BRUSSELS — One of Europe's most senior politicians recounted how former U.S. President Donald Trump privately warned that America would not come to the EU's aid if it was attacked militarily.
"You need to understand that if Europe is under attack we will never come to help you and to support you," Trump told European Commission President Ursula von der Leyen in 2020, according to French European Commissioner Thierry Breton, who was also present at a meeting at the World Economic Forum in Davos.

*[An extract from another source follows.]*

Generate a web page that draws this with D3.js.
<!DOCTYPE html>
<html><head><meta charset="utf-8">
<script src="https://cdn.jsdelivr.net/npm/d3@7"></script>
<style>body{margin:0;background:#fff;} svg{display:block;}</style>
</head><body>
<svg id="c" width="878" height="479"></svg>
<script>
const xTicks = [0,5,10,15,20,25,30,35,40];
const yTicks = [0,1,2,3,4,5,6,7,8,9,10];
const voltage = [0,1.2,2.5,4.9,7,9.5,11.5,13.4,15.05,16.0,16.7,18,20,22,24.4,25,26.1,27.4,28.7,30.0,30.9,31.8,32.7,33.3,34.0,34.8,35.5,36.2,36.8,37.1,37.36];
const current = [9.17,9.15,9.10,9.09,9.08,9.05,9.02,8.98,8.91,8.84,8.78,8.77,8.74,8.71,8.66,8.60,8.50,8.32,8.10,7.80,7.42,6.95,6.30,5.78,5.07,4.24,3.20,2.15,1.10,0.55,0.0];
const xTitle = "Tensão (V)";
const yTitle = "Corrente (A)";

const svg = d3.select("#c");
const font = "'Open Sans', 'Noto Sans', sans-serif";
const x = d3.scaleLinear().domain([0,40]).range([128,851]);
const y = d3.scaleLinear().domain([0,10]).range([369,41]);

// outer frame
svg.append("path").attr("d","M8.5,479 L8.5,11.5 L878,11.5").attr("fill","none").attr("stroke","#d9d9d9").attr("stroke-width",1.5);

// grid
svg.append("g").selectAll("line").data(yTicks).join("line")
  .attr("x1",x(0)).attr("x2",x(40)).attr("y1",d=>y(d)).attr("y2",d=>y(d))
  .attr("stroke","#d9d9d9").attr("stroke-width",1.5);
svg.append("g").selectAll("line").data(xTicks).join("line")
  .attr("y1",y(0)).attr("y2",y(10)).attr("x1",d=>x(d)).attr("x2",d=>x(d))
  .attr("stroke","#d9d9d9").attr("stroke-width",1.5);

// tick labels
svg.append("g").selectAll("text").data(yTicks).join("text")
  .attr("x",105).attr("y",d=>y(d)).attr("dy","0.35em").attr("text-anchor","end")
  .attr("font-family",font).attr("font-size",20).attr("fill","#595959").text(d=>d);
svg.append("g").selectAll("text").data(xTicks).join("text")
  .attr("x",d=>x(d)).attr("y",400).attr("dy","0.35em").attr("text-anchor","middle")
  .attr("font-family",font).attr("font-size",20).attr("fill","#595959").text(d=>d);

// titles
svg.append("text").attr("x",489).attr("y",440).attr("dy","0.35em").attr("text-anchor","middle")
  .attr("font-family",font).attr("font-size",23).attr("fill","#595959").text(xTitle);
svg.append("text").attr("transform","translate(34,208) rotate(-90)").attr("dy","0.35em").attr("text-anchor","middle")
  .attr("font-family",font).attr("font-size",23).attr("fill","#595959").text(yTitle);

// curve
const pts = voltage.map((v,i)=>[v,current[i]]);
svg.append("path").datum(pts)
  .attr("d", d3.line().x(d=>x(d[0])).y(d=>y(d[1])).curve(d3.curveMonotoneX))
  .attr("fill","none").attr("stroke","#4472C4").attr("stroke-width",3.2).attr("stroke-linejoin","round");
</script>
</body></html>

"By the way, NATO is dead, and we will leave, we will quit NATO," Trump also said, according to Breton. "And he added, ‘and by the way, you owe me $400 billion, because you didn’t pay, you Germans, what you had to pay for defense,'" Breton said about the tense meeting, where the EU's then-trade chief Phil Hogan was also present.
Breton told the anecdote at an event in the European Parliament in Brussels on Tuesday, just days before the Republican Party holds its January 15 caucus in Iowa, the opening contest in Trump's bid to win the Republican nomination for a run at returning to the White House. Party members will cast their votes for candidates including Trump, Florida Governor Ron DeSantis and former South Carolina Governor Nikki Haley, who both trail way behind the ex-president in opinion polls.
Brussels is rife with fear about the possibility Trump will return to the U.S. presidency.
As the commissioner in charge of the EU's industrial policy and defense agenda, Breton has pushed for the EU to boost its own self-defense capabilities amid Russia's war in Ukraine, and on Tuesday floated a €100 billion fund to ramp up arms production in the bloc.
"That was a big wake-up call and he may come back," Breton said about Trump. "So now more than ever, we know that we are on our own, of course. We are a member of NATO, almost all of us, of course we have allies, but we have no other options but to increase drastically this pillar in order to be ready [for] whatever happens.”